If you don’t currently have the ability to check your website analytics, there are a lot of services which you can install on your site, both free and paid versions, which will give you insights into all sorts of opportunities to fix your site.
One of the World’s most popular services is Google Analytics which is completely free, and it’ll tell you a lot more than just your average bounce rate.
If after checking you discover most pages have a crazy high bounce rate, then the next question of course is…
How Do I Reduce My Bounce Rate?
So the first thing you need to do is make sure you have a fast loading website, because having a slow loading website is one of the biggest reasons visitors hit the Back button on their browser.
And two of the biggest culprits for slow loading websites?
- Badly optimised pages
- Slow web hosting
Optimising pages to load fast is a whole other topic, because there are a myriad of reasons why your pages may be slow loading.
However two of the main culprits are if it contains large and irrelevant graphics that take ages to load, and also if your site has loads of bloated plugins (especially if it runs on WordPress.)
Then if after making sure your site is well optimised it still loads pages slowly, you may need to check if your web hosting is fast or slow. (Again, a massive topic but the least you can do is ask your web designer if your hosting company is fast compared with others. They should be able to tell you how they benchmark against their competitors.)
And finally, do you have a professionally designed website?
That’s important because if a new visitor gets a bad first impression, they will hit the back button, and you’ve instantly lost them.
So the question is, what constitutes professional website design?
Well it’s highly subjective of course, but the easiest way is to ask other people their opinion… what do they like and dislike about your site?
What’s their gut feeling the moment they land on your site? Good or bad?
The caveat is that it can be a challenge to get genuine feedback from anyone who doesn’t want to offend your feelings, so the best opinions are those from people who don’t know or care about you.
You could also install a small unobtrusive ‘On Exit Survey‘ on your website, so that when people leave it, they’re politely asked for their opinion about your website. That’s very inexpensive to do these days… even free if you know where to look.
One more thing you can do to reduce your bounce rate — and this does so much more than just reduce your bounce rate — is to make your website useful.
In other words don’t just have a website that’s little more than a corporate brochure.
Instead have a website that contains interesting and useful content, articles, editorials, and perhaps even audio and video content.
Yes, a percentage of people who arrive on your site article will always bounce. You can’t stop it completely. But a far greater percentage should stay on your pages long enough to read what’s there if it’s actually useful.
As a case in point — the fact you’ve read this article to this point without bouncing means you’ve (hopefully!) found it useful.

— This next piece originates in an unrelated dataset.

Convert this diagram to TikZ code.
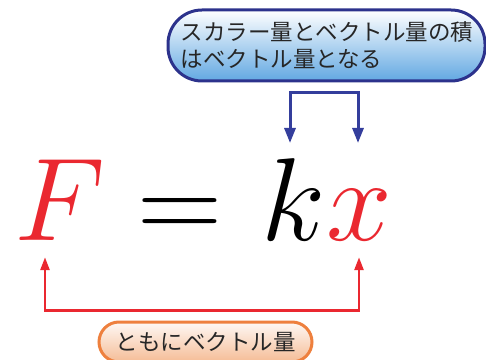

I wrote it to help you.
These type of “How To” articles are one of the best kinds of content you can add to your site.
Because not only do they make visitors stay longer, they also reduce the bounce rate, as many of the people who read these articles use the form at the top right of this page to sign up for more information… and in doing so see more than one page on the website. (In other words… they don’t bounce off the first page they arrive on.)
Something else that’s really important to know about having ‘useful content’ on your website… ‘How to’ articles also make the reader (website visitor) realise that you’re an expert.
As a result they will want to use your firm instead of your competitors… and your website will generate more enquiries.
So if you do one thing today to work ‘on’ your business, review your website statistics, find out which pages are getting the most traffic.
Of those, identify any that have high bounce rates, and then tweak those page to try and reduce bounce.
And if you don’t actually have access to any statistical data for your website, then installing Google Analytics (or similar) should be your number one priority… before you obsess over traffic or SEO.